The Trans Pacific Partnership is a six-thousand word agreement, on everything, from trade to the environment. It has been written in secret over the last six years and includes 12 countries and 40 percent of the world’s GDP. It is being fast tracked through Congress, which means no filibuster or amendments, and could pass by April.
At about five times the length of War and Peace, I could never read it all, and even if I could, I probably wouldn’t understand most of that legal twaddle.
So they have summaries for people like us, but even those would take hours upon hours to read. And I’m not complaining about those; we should be lucky to have them because the other option -- which probably most people will read -- is ‘Made in America’ rhetoric shamelessly arranged in bulleted lists and catchy one-liners, similar to those ‘Ten Things only Americans Would Know’ type lists on Facebook. They make me feel smiley, bouncy and full of ultrapatriotic cheer.
The TPP motto is “Leveling the playing field for American workers and American businesses.” Okay. What is a playing field anyway and why would we want to level it? If we were on a field playing a game, we would be winning. We have the biggest middle class in the world, a large white-collar sector, and a virile economy.
Seems more like they would be leveling the world so that multi-national corporations -- non national for that matter -- can move around their goods, set up in places for cheap, sell their things for more. That’s the image I’m getting at least, one that feels draconian and scary. It’s like they are taking away all the laws they don’t like, like tariffs and patent procedures, laws that are meant to protect a nation’s sovereignty and their people from economic predators, laws similar to the ones we used to keep European goods more expensive during our nation’s infancy.
The real scary thing said by critics is that only five chapters actually deal with trade, while the others deal with everything from international patents, intellectual property rights, a creation of an unaccountable commission and the ability for companies to sue governments in secret tribunals when those governments do anything to obstruct this all-encompassing agreement.
If the proponent for the bill is big money, then the critic would be the people, concerned with the agreement’s impact on personal rights and the world at large. Right?
Opponents are criticizing provisions that would allow unsafe food to be consumed, for a non-accountable governing body, for possible provisions for jail time for copyright infringement, for taking away the power of local governments.
So I must trust the authority of the media, the critics, and the summaries from the government on this one. I’ve read some of it, and I can understand some things. I’m no expert, but I’ve educated myself enough to take a stance, which is probably the best I can do.

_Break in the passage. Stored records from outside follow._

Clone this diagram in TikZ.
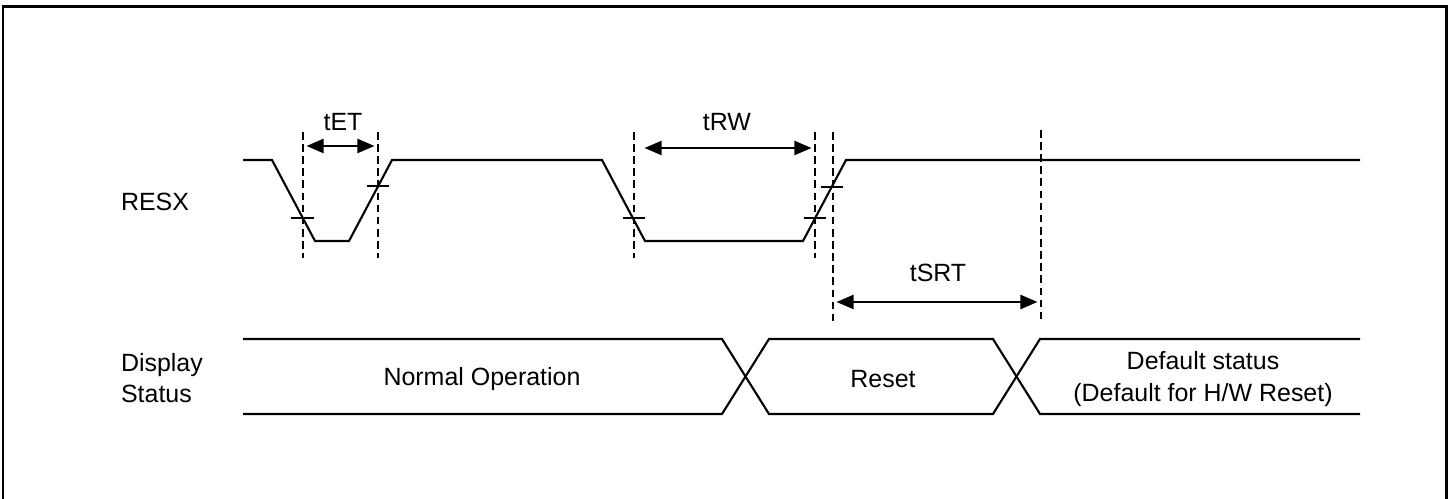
\documentclass[tikz,border=0pt]{standalone}
\usepackage{fontspec}
\setmainfont{Liberation Sans}
\usetikzlibrary{arrows.meta}

\begin{document}
\begin{tikzpicture}[x=0.02cm, y=-0.02cm, line width=1.2pt,
    every node/.style={font=\fontsize{14.2}{18}\selectfont, inner sep=0pt},
    guide/.style={dash pattern=on 4.3pt off 2.6pt, line width=1.2pt},
    timing/.style={{Triangle[length=0.34cm,width=0.28cm]}-{Triangle[length=0.34cm,width=0.28cm]}, line width=1.2pt, shorten <=2pt, shorten >=2pt}]
    \useasboundingbox (0,0) rectangle (1451,499);
    % Khung
    \draw[line width=1.7pt] (3,499) -- (3,7) -- (1446,7) -- (1446,499);

    % Nhan tin hieu
    \node[anchor=west] (resx) at (120,202) {RESX};
    \node[anchor=west, align=left] (disp) at (120,378) {Display\\Status};

    % Tin hieu RESX
    \draw (243,160) -- (272,160) -- (315,241) -- (349,241) -- (392,160) -- (602,160)
          -- (645,241) -- (803,241) -- (846,160) -- (1360,160);

    % Vach danh dau muc
    \draw (291,218) -- (314,218);
    \draw (367,186) -- (389,186);
    \draw (623,218) -- (645,218);
    \draw (804,218) -- (826,218);
    \draw (821,187) -- (843,187);

    % Duong gioi han (net dut)
    \coordinate (e1) at (303,146);
    \coordinate (e2) at (378,146);
    \coordinate (w1) at (634,148);
    \coordinate (w2) at (815,148);
    \coordinate (s1) at (833,302);
    \coordinate (s2) at (1041,302);
    \draw[guide] (303,132) -- (303,258);
    \draw[guide] (378,132) -- (378,258);
    \draw[guide] (634,132) -- (634,258);
    \draw[guide] (815,132) -- (815,258);
    \draw[guide] (833,132) -- (833,323);
    \draw[guide] (1041,130) -- (1041,323);

    % Khoang thoi gian
    \draw[timing] (e1) -- (e2);
    \draw[timing, shorten <=6pt] (w1) -- (w2);
    \draw[timing] (s1) -- (s2);
    \node (tet) at (343,122) {tET};
    \node (trw) at (727,122) {tRW};
    \node (tsrt) at (938,273) {tSRT};

    % Trang thai hien thi
    \draw (243,339) -- (722,339) -- (769,414) -- (993,414) -- (1040,339) -- (1360,339);
    \draw (243,414) -- (722,414) -- (769,339) -- (993,339) -- (1040,414) -- (1360,414);
    \node (normal) at (482,379) {Normal Operation};
    \node (reset) at (883,379) {Reset};
    \node[align=center] (default) at (1203,379) {Default status\\(Default for H/W Reset)};
\end{tikzpicture}
\end{document}
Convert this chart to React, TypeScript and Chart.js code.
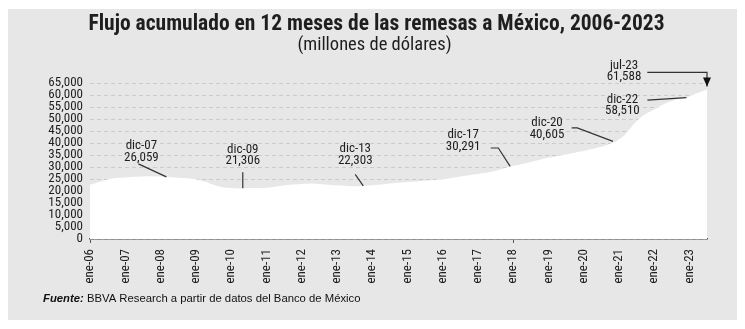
import { useEffect, useRef } from 'react';
import { Chart, registerables } from 'chart.js';

Chart.register(...registerables);

const MONTHS = ['ene', 'feb', 'mar', 'abr', 'may', 'jun', 'jul', 'ago', 'sep', 'oct', 'nov', 'dic'];
const YEARS = [2006, 2007, 2008, 2009, 2010, 2011, 2012, 2013, 2014, 2015, 2016, 2017, 2018, 2019, 2020, 2021, 2022, 2023];
const MONTHS_IN_2023 = 7;

const CATEGORIES = YEARS.flatMap((y) =>
  MONTHS.slice(0, y === 2023 ? MONTHS_IN_2023 : 12).map((m) => `${m}-${String(y).slice(2)}`)
);

// 12-month accumulated flow, millions of USD
const FLOW_2006 = [22600, 22900, 23300, 23700, 24100, 24500, 24800, 25100, 25300, 25400, 25500, 25567];
const FLOW_2007 = [25650, 25750, 25850, 25900, 25950, 26000, 26050, 26100, 26120, 26100, 26080, 26059];
const FLOW_2008 = [26000, 25950, 25900, 25850, 25700, 25600, 25500, 25450, 25400, 25300, 25200, 25145];
const FLOW_2009 = [24900, 24600, 24300, 24000, 23500, 23000, 22600, 22200, 21900, 21600, 21400, 21306];
const FLOW_2010 = [21200, 21150, 21100, 21050, 21100, 21150, 21200, 21250, 21250, 21280, 21300, 21304];
const FLOW_2011 = [21400, 21500, 21650, 21800, 22000, 22150, 22300, 22450, 22600, 22700, 22750, 22803];
const FLOW_2012 = [22900, 23000, 23050, 23100, 23100, 23000, 22900, 22800, 22700, 22600, 22500, 22438];
const FLOW_2013 = [22350, 22300, 22250, 22200, 22100, 22000, 21950, 21950, 22000, 22100, 22200, 22303];
const FLOW_2014 = [22400, 22500, 22600, 22700, 22850, 23000, 23100, 23200, 23300, 23400, 23550, 23647];
const FLOW_2015 = [23700, 23800, 23900, 24000, 24100, 24200, 24300, 24400, 24500, 24600, 24700, 24785];
const FLOW_2016 = [24900, 25050, 25200, 25400, 25600, 25800, 26000, 26200, 26400, 26600, 26800, 26993];
const FLOW_2017 = [27100, 27250, 27450, 27650, 27900, 28150, 28450, 28750, 29100, 29500, 29900, 30291];
const FLOW_2018 = [30500, 30700, 30950, 31200, 31500, 31800, 32100, 32400, 32700, 33000, 33350, 33677];
const FLOW_2019 = [33900, 34100, 34300, 34500, 34750, 34950, 35200, 35450, 35700, 35950, 36200, 36439];
const FLOW_2020 = [36700, 36950, 37300, 37500, 37800, 38100, 38400, 38800, 39200, 39700, 40250, 40605];
const FLOW_2021 = [41500, 42300, 43300, 44800, 46300, 47800, 49000, 50200, 51200, 52000, 52700, 53300];
const FLOW_2022 = [53900, 54600, 55300, 56000, 56600, 57100, 57500, 57900, 58300, 58600, 58800, 58900];
const FLOW_2023 = [59400, 59900, 60400, 60900, 61400, 61900, 62300];

const REMITTANCES = [
  ...FLOW_2006, ...FLOW_2007, ...FLOW_2008, ...FLOW_2009, ...FLOW_2010, ...FLOW_2011,
  ...FLOW_2012, ...FLOW_2013, ...FLOW_2014, ...FLOW_2015, ...FLOW_2016, ...FLOW_2017,
  ...FLOW_2018, ...FLOW_2019, ...FLOW_2020, ...FLOW_2021, ...FLOW_2022, ...FLOW_2023,
];

const Y_MIN = 0;
const Y_MAX = 65000;
const Y_STEP = 5000;

const CALLOUT_LABELS = ['dic-07', 'dic-09', 'dic-13', 'dic-17', 'dic-20', 'dic-22', 'jul-23'];
const CALLOUT_VALUES = ['26,059', '21,306', '22,303', '30,291', '40,605', '58,510', '61,588'];
const CALLOUT_ANCHORS = ['mar-08', 'may-10', 'oct-13', 'dic-17', 'nov-20', 'dic-22', 'jul-23'];

const TITLE = 'Flujo acumulado en 12 meses de las remesas a México, 2006-2023';
const SUBTITLE = '(millones de dólares)';
const SOURCE_BOLD = 'Fuente:';
const SOURCE_TEXT = ' BBVA Research a partir de datos del Banco de México';

// layout of callouts relative to their anchor pixel (style only)
const CALLOUT_LAYOUT = [
  { tx: -25, ty: -31, path: [[-28, -13], [0, 0]], arrow: false },
  { tx: 0, ty: -39, path: [[0, -16], [0, 0]], arrow: false },
  { tx: -8, ty: -37, path: [[-8, -11.5], [0, 0]], arrow: false },
  { tx: -47, ty: -31.5, path: [[-19.4, -18.3], [-11.8, -18.3], [0, 0]], arrow: false },
  { tx: -66, ty: -19.5, path: [[-41.3, -14.5], [-35.7, -14.5], [0, -1]], arrow: false },
  { tx: -64, ty: 2, path: [[-39, 2.5], [0, 0]], arrow: false },
  { tx: -83, ty: -24, path: [[-59.7, -17.1], [0, -17.1], [0, -3]], arrow: true },
];

const NARROW = '"Liberation Sans Narrow", "Arial Narrow", "Roboto Condensed", Roboto, sans-serif';
const SANS = '"Liberation Sans", Arial, sans-serif';
const TEXT = '#1e1e1e';

const overlayPlugin = {
  id: 'overlay',
  afterDraw(chart: any) {
    const { ctx, scales } = chart;
    const xs = scales.x;
    const ys = scales.y;
    const w = chart.width;
    ctx.save();
    ctx.fillStyle = TEXT;
    ctx.textAlign = 'center';
    ctx.textBaseline = 'middle';
    ctx.font = `bold 21.5px ${NARROW}`;
    ctx.fillText(TITLE, w / 2 + 4, 16);
    ctx.font = `18.5px ${NARROW}`;
    ctx.fillText(SUBTITLE, w / 2 + 2, 36);

    // callouts
    ctx.font = `13px ${NARROW}`;
    CALLOUT_LABELS.forEach((label, i) => {
      const idx = CATEGORIES.indexOf(CALLOUT_ANCHORS[i]);
      const ax = xs.getPixelForValue(idx);
      const ay = ys.getPixelForValue(REMITTANCES[idx]);
      const lay = CALLOUT_LAYOUT[i];
      ctx.fillStyle = TEXT;
      ctx.fillText(label, ax + lay.tx, ay + lay.ty);
      ctx.fillText(CALLOUT_VALUES[i], ax + lay.tx, ay + lay.ty + 11.5);
      ctx.strokeStyle = '#333';
      ctx.lineWidth = 1.2;
      ctx.beginPath();
      lay.path.forEach((p, j) => {
        if (j === 0) ctx.moveTo(ax + p[0], ay + p[1]);
        else ctx.lineTo(ax + p[0], ay + p[1]);
      });
      ctx.stroke();
      if (lay.arrow) {
        const last = lay.path[lay.path.length - 1];
        const tx = ax + last[0];
        const ty = ay + last[1];
        ctx.fillStyle = '#111';
        ctx.beginPath();
        ctx.moveTo(tx, ty);
        ctx.lineTo(tx - 4, ty - 9);
        ctx.lineTo(tx + 4, ty - 9);
        ctx.closePath();
        ctx.fill();
      }
    });

    // source
    ctx.textAlign = 'left';
    ctx.fillStyle = '#111';
    ctx.font = `italic bold 11.3px ${SANS}`;
    const x0 = 35;
    const y0 = 290;
    ctx.fillText(SOURCE_BOLD, x0, y0);
    const bw = ctx.measureText(SOURCE_BOLD).width;
    ctx.font = `11.3px ${SANS}`;
    ctx.fillText(SOURCE_TEXT, x0 + bw, y0);
    ctx.restore();
  },
};

export default function App() {
  const ref = useRef<HTMLCanvasElement | null>(null);

  useEffect(() => {
    if (!ref.current) return;
    const chart = new Chart(ref.current, {
      type: 'line',
      data: {
        labels: CATEGORIES,
        datasets: [
          {
            data: REMITTANCES,
            fill: 'origin',
            backgroundColor: '#ffffff',
            borderWidth: 0,
            borderColor: 'rgba(0,0,0,0)',
            pointRadius: 0,
            tension: 0,
          },
        ],
      },
      options: {
        responsive: false,
        animation: false,
        devicePixelRatio: 1,
        layout: { padding: { left: 0, right: 30, top: 74, bottom: 31 } },
        plugins: {
          legend: { display: false },
          title: { display: false },
          tooltip: { enabled: false },
        },
        scales: {
          x: {
            type: 'category',
            afterFit: (s: any) => {
              s.height = 50;
            },
            ticks: {
              autoSkip: false,
              maxRotation: 90,
              minRotation: 90,
              padding: 6,
              color: TEXT,
              font: { family: NARROW, size: 13 },
              callback: (_v: any, i: number) => (i % 12 === 0 ? CATEGORIES[i] : null),
            },
            grid: {
              drawOnChartArea: false,
              drawTicks: true,
              tickLength: 4,
              color: (c: any) => (c.index % 12 === 0 ? '#555' : 'rgba(0,0,0,0)'),
            },
            border: { display: true, color: '#555', width: 1.5 },
          },
          y: {
            min: Y_MIN,
            max: Y_MAX,
            afterFit: (s: any) => {
              s.width = 82;
            },
            ticks: {
              stepSize: Y_STEP,
              autoSkip: false,
              padding: 7,
              color: TEXT,
              font: { family: NARROW, size: 13 },
              callback: (v: any) => Number(v).toLocaleString('en-US'),
            },
            grid: { color: '#cbcbcb', lineWidth: 1, drawTicks: false },
            border: { display: false, dash: [4, 3] },
          },
        },
      },
      plugins: [overlayPlugin],
    });
    return () => chart.destroy();
  }, []);

  return (
    <div style={{ paddingTop: 1 }}>
      <div style={{ width: 729, height: 311, background: '#e7e7e7' }}>
        <canvas ref={ref} width={729} height={311} style={{ display: 'block' }} />
      </div>
    </div>
  );
}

I wrote my two Washington senators and my congressman to tell them not to sign it. And I got a response. Senator Murray told me she voted in favor of the TPA, the bill meant to expedite the TPP passing in congress, “to provide President Obama the authority to negotiate trade agreements that are good for Washington state, create jobs, and help Washington state businesses sell their goods overseas.”
Then in response to the finalization of the TPP agreement, she told me, “In the coming weeks, I will be reviewing the details of this new agreement—and that will guide my decision on whether I believe this deal moves Washington state, and our country, forward.”

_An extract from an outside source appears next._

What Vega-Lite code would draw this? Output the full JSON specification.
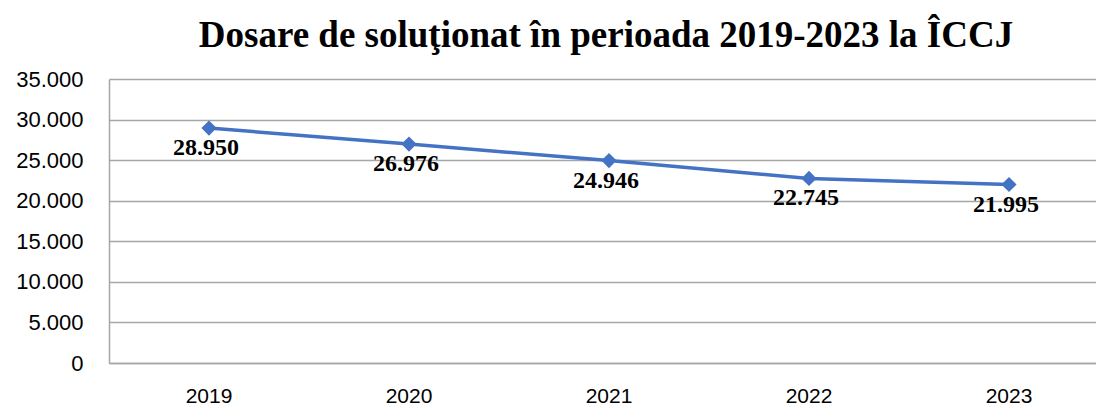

If after reading more about the Trans Pacific Partnership we find ourselves asking why we feel so powerless, it’s because when you are really concerned with something and you write letters to your congressmen, two don’t reply and the other sends a canned response -- probably written by an intern.
But maybe, just maybe, if those of us who are against this one big issue fill that intern’s box with enough emails, our Senators won’t be able to ignore our interests and concerns.